What Makes a Plane a Classic?
In the sky our hearts beat faster when we admire the enduring loveliness of a particular airplane, which for one reason or another achieves the status of a standard of perfection. It is the quality of enduring value that defines something as a classic, rather than being a passing fancy.
The Cessna 195, Cessna's cabin class "Business Liner" possesses these qualities. A little before its time, already an antique, round engine and taildragger makes it instant nostalgia.
With its big wing and sleek lines, the 195 was a very efficient, and yet very rugged ship for its day. It was designed for a time when municipal airports were more often muddy, dirty strips rather than thousands of feet of smooth pavement. There can be no doubt that she's an aircraft from a different era in American aviation, although the fine performance and load-hauling capacity of this classic airplane keeps it in the competitive world of today's aviation.
The big Jacobs radial may block your vision, leak a little oil, require additional pilot attention, but it sounds beautiful. The nostalgic sound of a radial engine coughing and sputtering to life is one that inspires awe and respect from many pilots. Born in anticipation of a post-war aviation boom that never materialized, the 195 was the last of its kind. Stately and proud to be sure, but old before its time.

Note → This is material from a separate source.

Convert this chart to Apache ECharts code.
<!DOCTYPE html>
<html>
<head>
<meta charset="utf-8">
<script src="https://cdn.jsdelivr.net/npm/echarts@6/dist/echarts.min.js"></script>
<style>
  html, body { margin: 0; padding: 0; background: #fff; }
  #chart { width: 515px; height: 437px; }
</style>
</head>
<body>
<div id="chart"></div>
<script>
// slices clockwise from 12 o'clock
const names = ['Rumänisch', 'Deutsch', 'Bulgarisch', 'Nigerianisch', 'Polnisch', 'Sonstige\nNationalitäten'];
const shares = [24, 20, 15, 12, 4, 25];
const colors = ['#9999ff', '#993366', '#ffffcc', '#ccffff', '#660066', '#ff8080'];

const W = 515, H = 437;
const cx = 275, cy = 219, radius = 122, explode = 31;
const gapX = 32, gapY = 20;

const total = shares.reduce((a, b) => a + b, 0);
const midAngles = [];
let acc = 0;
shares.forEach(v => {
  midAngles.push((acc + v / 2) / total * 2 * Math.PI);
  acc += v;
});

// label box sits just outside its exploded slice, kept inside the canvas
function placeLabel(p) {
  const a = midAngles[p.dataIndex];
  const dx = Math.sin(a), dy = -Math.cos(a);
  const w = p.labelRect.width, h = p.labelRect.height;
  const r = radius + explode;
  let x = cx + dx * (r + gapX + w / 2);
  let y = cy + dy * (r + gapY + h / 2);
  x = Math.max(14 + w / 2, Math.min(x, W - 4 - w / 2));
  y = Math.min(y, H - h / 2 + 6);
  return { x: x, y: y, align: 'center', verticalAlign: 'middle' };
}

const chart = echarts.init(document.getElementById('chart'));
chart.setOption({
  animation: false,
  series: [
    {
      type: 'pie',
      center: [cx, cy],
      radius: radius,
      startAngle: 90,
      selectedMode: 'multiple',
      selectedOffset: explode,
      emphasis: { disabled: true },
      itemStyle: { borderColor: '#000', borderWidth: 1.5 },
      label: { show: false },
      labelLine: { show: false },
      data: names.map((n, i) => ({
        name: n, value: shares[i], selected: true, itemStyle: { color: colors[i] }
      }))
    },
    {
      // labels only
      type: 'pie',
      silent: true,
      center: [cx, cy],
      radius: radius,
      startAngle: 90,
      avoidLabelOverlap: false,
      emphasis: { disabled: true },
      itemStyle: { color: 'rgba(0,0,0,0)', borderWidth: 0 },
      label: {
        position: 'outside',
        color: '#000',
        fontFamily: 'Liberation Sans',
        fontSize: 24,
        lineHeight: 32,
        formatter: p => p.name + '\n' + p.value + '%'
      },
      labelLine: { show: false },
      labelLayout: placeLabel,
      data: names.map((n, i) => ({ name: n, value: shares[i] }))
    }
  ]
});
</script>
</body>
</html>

After all, why should anyone pay $22,000 for a radial engine, fixed-gear monster when the newest sexy V-tail retractable delivered greater range and economy for four thousand dollars less. Whatever the price, Cessna's radial engined single retains the class of an era long past and mostly forgotten. Like a not quite retired thoroughbred, the 195 has grown old gracefully, defiant of the hands of time, reluctant to bow to its descendants and fully deserving of the title "Classic."